Desde a invasão da Ucrânia pela Rússia, no passado dia 24 de fevereiro, a Finlândia e a Suécia começaram a ponderar o abandono da neutralidade história e aderir formalmente à NATO.
A Finlândia, que partilha 1.340 quilómetros de fronteira terrestre com a Rússia, como membro da NATO constitui a maior alteração na política de defesa e de segurança do país nórdico desde a Segunda Guerra Mundial (1939-1945), quando travou duas guerras contra a União Soviética.
Durante o período da Guerra Fria, a Finlândia ficou longe da NATO para evitar provocar a União Soviética, optando por permanecer como país neutral, mantendo boas relações com Moscovo e também com Washington.

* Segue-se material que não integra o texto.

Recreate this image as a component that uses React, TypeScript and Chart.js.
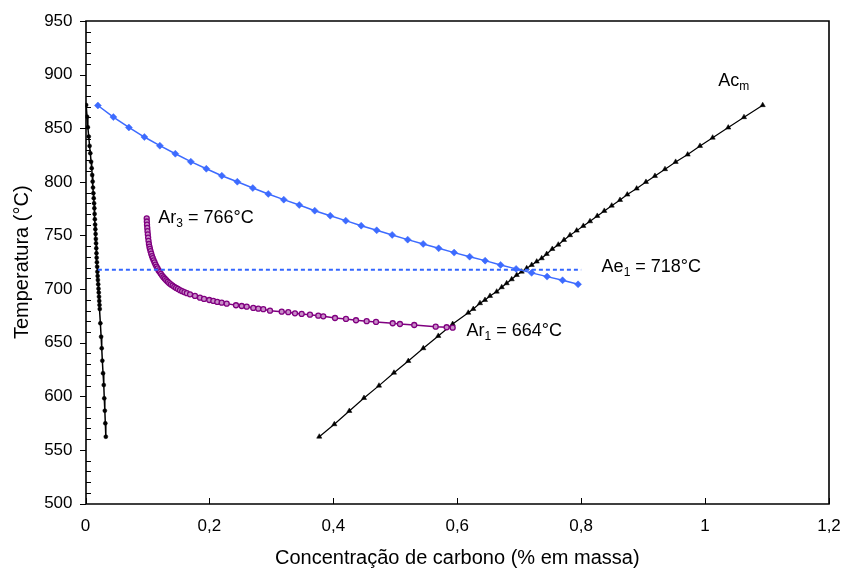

Um processo de adesão "tranquilo" e rápido
O secretário-geral da NATO, o norueguês Jens Stoltenberg, saudou hoje a vontade demonstrada pela Finlândia em integrar a Aliança Atlântica, garantindo um processo de adesão "tranquilo" e rápido.
"Trata-se de uma decisão soberana da Finlândia (...) Se a Finlândia decidir candidatar-se vai ser calorosamente acolhida no seio da NATO sendo que o processo de adesão vai decorrer de forma tranquila e rápida", declarou Stoltenberg.
"A Finlândia é um dos parceiros mais próximos da NATO; é uma democracia adulta, membro da União Europeia que contribui de forma importante à segurança euro-atlântica", disse ainda o secretário-geral.
"Estou de acordo com o Presidente [Sauli] Niinistö e com a primeira-ministra [Sanna] Marin quando afirmam que a adesão à NATO reforça a segurança da Aliança Atlântica, assim como a da Finlândia", acrescentou.
"A adesão da Finlândia demonstra que a 'porta' da NATO está aberta e que Finlândia decide o seu próprio futuro", disse o secretário-geral da organização.
A integração da Finlândia na NATO "vai contribuir muito para a segurança europeia e vai ser um forte sinal de dissuasão numa altura em que a Rússia está em guerra contra a Ucrânia", disse o presidente do Conselho Europeu, o belga Charles Michel.
Caso se verifique um pedido formal de adesão vai ter de ser cumprido um período provisório entre a entrega da candidatura até à ratificação por parte dos parlamentos dos 30 Estados membros da organização, incluindo Portugal.